2.7 Task 6: Configure Document Conversion Processing

Invoices in non-image formats (such as PDF) that arrive in Capture attached to email messages need to be converted to image format to be processed by WebCenter Forms Recognition. In this task, configure a document conversion processor job to automatically convert documents from PDF to TIFF format.

  1. On the Processing tab, click the Add button in the Document Conversion Jobs table.

  2. Complete settings on the Document Selection train stop.

    1. In the Name field, enter a job name (for example, Convert Non-Images).

    2. In the Documents to Convert field, choose Selected non-image documents. Enter *.pdf in the File Name Filter field.

  3. On the Output Format train stop, select TIFF: black and white in the Output Image Format field.

  4. On the Post-Processing train stop, select Commit Processor in the Batch Processor field under the When there is no system error options. This setting will direct successfully converted batches to the commit profile.

  5. Click Submit to complete creating the document conversion processor job.

  6. Set the import processor job to direct imported batches to the document conversion job.

    Click the Capture tab and edit the import processor job. On the Post-Processing train stop, select Document Conversion Processor in the Batch Processor field, then select the conversion processor job you created in the Batch Processor Job field. Click Submit.

  7. Verify the document conversion processor job.

    Ensure there are email messages with attached documents in the specified inbox folder and change the import processor job's status to Online. Note that it will take a little longer for batches to be imported, converted, and committed. Check your commit folder and confirm that the document files are in TIFF image format.

2.8 Task 7: Configure Recognition Processing for Document Separation

If the invoice documents imported as attachments may contain multiple invoices within a single file, you can configure a Recognition Processor job to separate the invoice documents, as described in this section. You can skip this section if your invoice processing configuration will always include one invoice per document.

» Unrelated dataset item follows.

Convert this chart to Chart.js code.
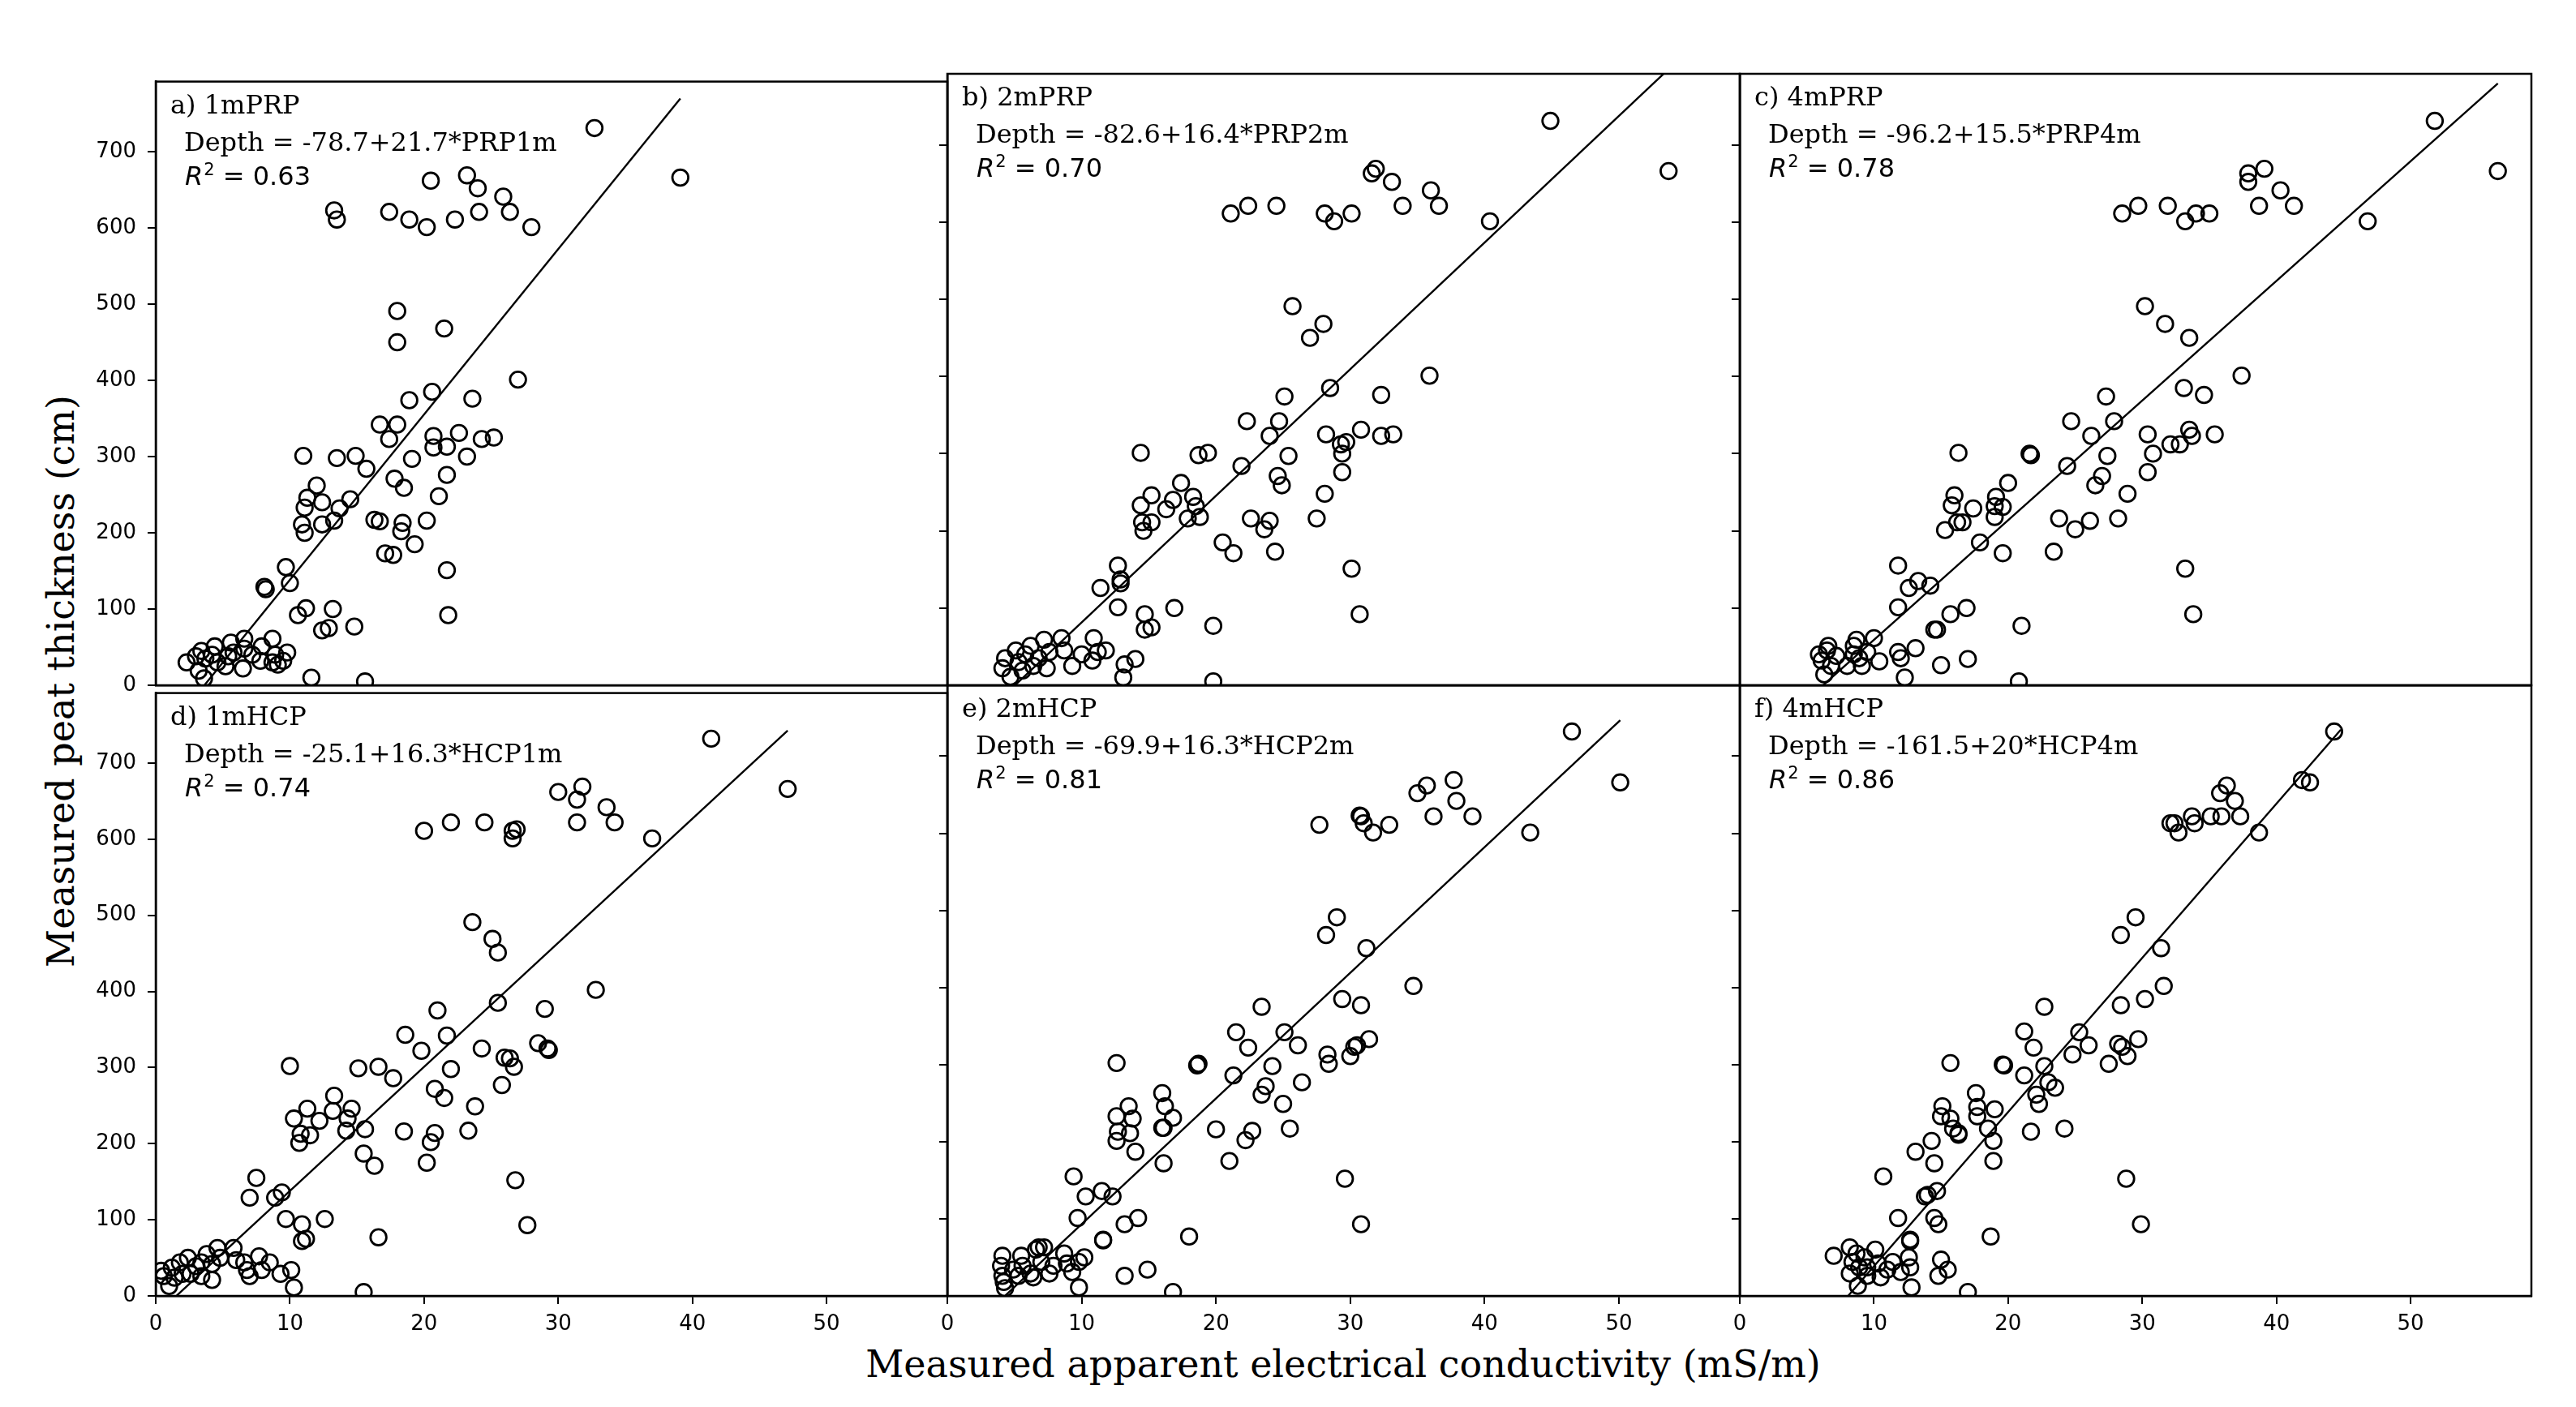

Below is a summary of this task's configuration, which includes additional document conversion and recognition processing steps for separating and organizing multiple invoice documents. For more information, see Oracle Fusion Middleware Managing Oracle WebCenter Enterprise Capture.

  1. Ensure that each invoice within a multiple invoice document that arrives in Capture contains a separator coversheet as its first page, and the coversheet contains a separator patch code or bar code.

  2. On the workspace's Processing tab, create a recognition processor job that includes the following settings.

    • On the Document Organization train stop, set an organization type of Separator pages.

    • On the Document Processing train stop, configure an invoice coversheet separator page that detects either a patch code or a bar code for separation.

    • Set post-processing to go to the Commit Processor when there is no system error.

  3. On the workspace's Processing tab, edit the document conversion job for this use case.

    Because the Recognition Processor expects a single image document, you must configure the Document Conversion Processor job to merge all documents into a single document so that the Recognition Processor can organize the documents in the batch.

    • On the Document Merge Options train stop, select the Merge all documents in the Batch Merge Option field.

    • Set the Document Conversion Processor job's post-processing to go to the Recognition Processor job when there is no system error.

2.9 Task 8: Configure WebCenter Forms Recognition to Process Committed Documents

After completing these tasks, configure WebCenter Forms Recognition to import the committed invoice documents, extract and validate their data, and store the documents in WebCenter Content Imaging. See the WebCenter Forms Recognition documentation listed in Related Documents. For an A/P invoice solution, see the Oracle Fusion Middleware Oracle WebCenter Forms Recognition AP Project Guide.